図書館で本を借りて、公園で読みました。天気の良い日に公園のベンチで、パン屋で購入したパンを食べながら。西日がきつかったですが、思いがけず良い時間でした。日光を浴びることは、精神的にもとても良いはずです。だから、なるべく日光を浴びるのです。
図書館で出会ったこちらの小説。タイトルに惹かれました。
1時間半くらいで読んだでしょうか。タイトル通り、40歳の女性が未婚のまま妊娠してどうしようか…お腹の子を産むのかおろすのかと、職場や家族の状況に挟まれながら、悩むストーリーです。良かった。なんだか希望が持てる話です。
最終的には、戸籍上の父親を男友達が申し出ててくれて、助け合いながら生きていく。婚姻届けという紙切れ1枚にとらわれて生まないだけなんて馬鹿げている。将来的には、戸籍の父、血縁的な父、というのが誰であろうと、どのようなかたちでもで育てていければいいじゃないか、というハッピーエンドでした。わたしも賛成です。そのような社会であれば、良いと思います。
★★★
最近見ているドラマ「わたしの宝物」は、夫以外の男性との子供を、夫との子と偽って産んで育てる女性が主人公です。『托卵』というらしいです。カッコウがやることのようですが。
全然共感できないですね。主人公が「悪役」とされ、夫は被害者意識が強く、少々うんざりしてきました。といいつつも、毎週欠かさずに録画して見ているのですが…いいじゃないか、別の子を育てたって。と思います。

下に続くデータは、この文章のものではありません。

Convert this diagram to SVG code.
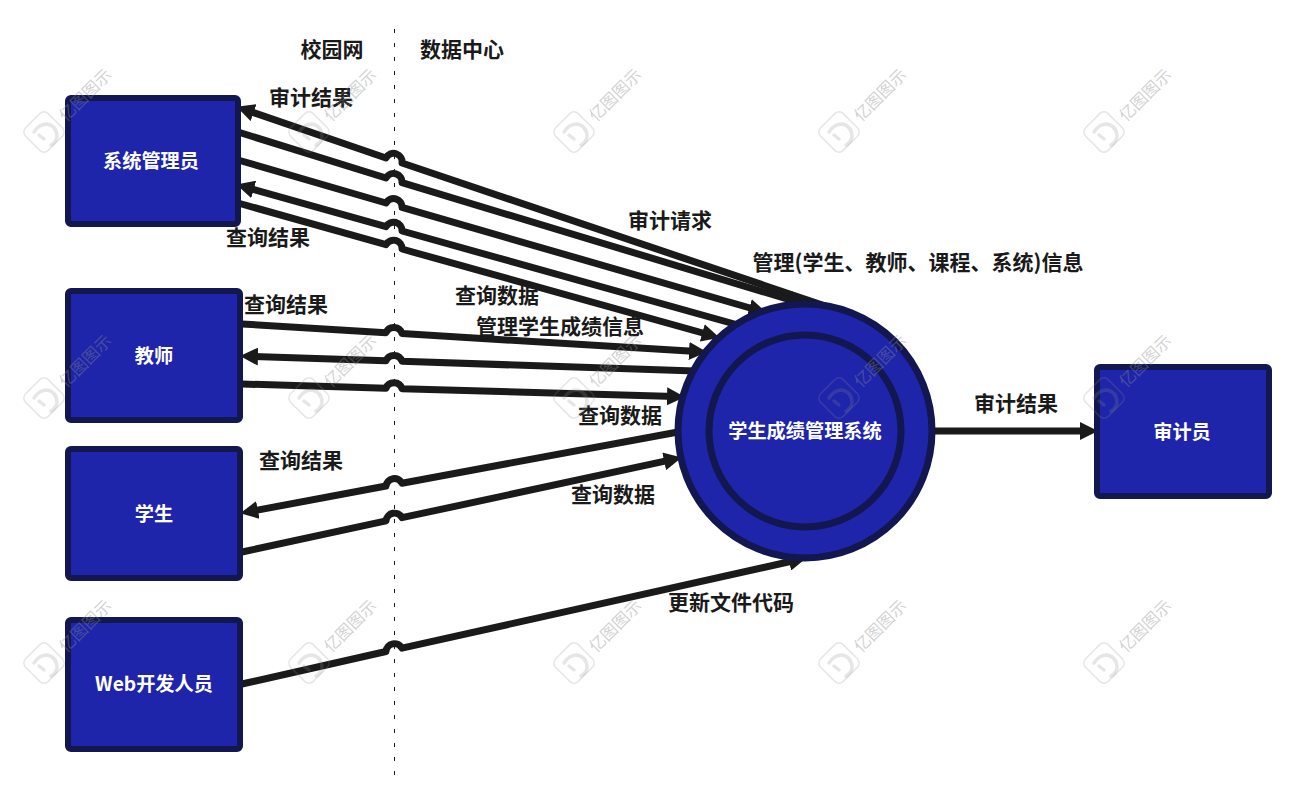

そんなに抵抗感がないのは、一時期はまっていたドラマ「Game of Thrones」のサーセイ・ラニスターが結構好きなのが影響しているか…?サーセイは、王と結婚しているが、双子の片割れであるジェイミーと子ども(近親相姦)を王の子と偽って育て、その後、王を殺害している。でも憎めないのですよね。切ない思いを本人が持っていることもあり感情移入してしまう。そんなんだから、別の人の子どもを偽って育てたったいいんじゃない、って思うのですが。それにはそれぞれ事情があって。
一方で、人類学的観点から、社会を存続していくことに、そんな好き勝手やってはいれないものでしょう。
『四十歳、未婚、出産』の終盤で理想とされているような、血のつながりがあってもなくても、社会で子どもを育てていこうということは、人類的に(種の保存を考えるような人類の本能的なものには)なかなか難しいんじゃないかと思います。本能ではなく理性でコントロールできる社会であればそれができるのかもしれませんが。そして、それができるのが、成熟した社会ということなのかもしれませんが。
誰の子どもだろうが、社会で育てていければいいじゃないかという社会はあるのかもしれないけれども、少なくとも現代社会では、伝統的共同体が引き続き根付いているような社会では、共同体の最小単位は家族であり、家族であるということは血縁関係があるということなのです。男性は、常に子どもが自分の子どもかを問いつづける存在だということですが、このような自分が所属している共同体の根拠を求めるものの一つに血縁関係があげられるのであれば、それを根元から揺るがすことに、『托卵』はなるということでしょうかね。
もちろん、再婚して連れ子がいて育てるとか、家を存続させるために養子をとるとか、そういうのもあります。しかしながら、「愛」によって結びついていると思われる私たちの家族では、血のつながっていない子どもを育てるというのは生理的に受け付けないような事態なのでしょう。
まあしかし、LGBTQが社会的に受け入れられつつあり、それが「政治的な正しさ」を持っている社会になればそんなことも徐々に浸透してくるのかもしれません。
さて、愛により家庭を気づくことはできるのか?という点は、内田樹氏の言葉が非常に最近、刺さっている。
つねづね申し上げているように、だから家庭は儀礼を基礎に構築されるべきなのである。
家庭を愛情や共感の上に築こうと願ってはならない。
愛情や共感は「儀礼」についている「グリコのおまけ」のようなものである。
-内田樹の研究室ブログより-
それにしても、ドラマの展開がスローで時に早送りしながら見ています。田中圭が女々しくていやになりますが、それでも見続けてしまうのです・・・主人公には冬月くんと幸せになってほしいなと思いますが、ずいぶんと「不倫する女は悪」という構図ができているので、それもなさそうです。最終回まで、楽しんで視聴したいと思います。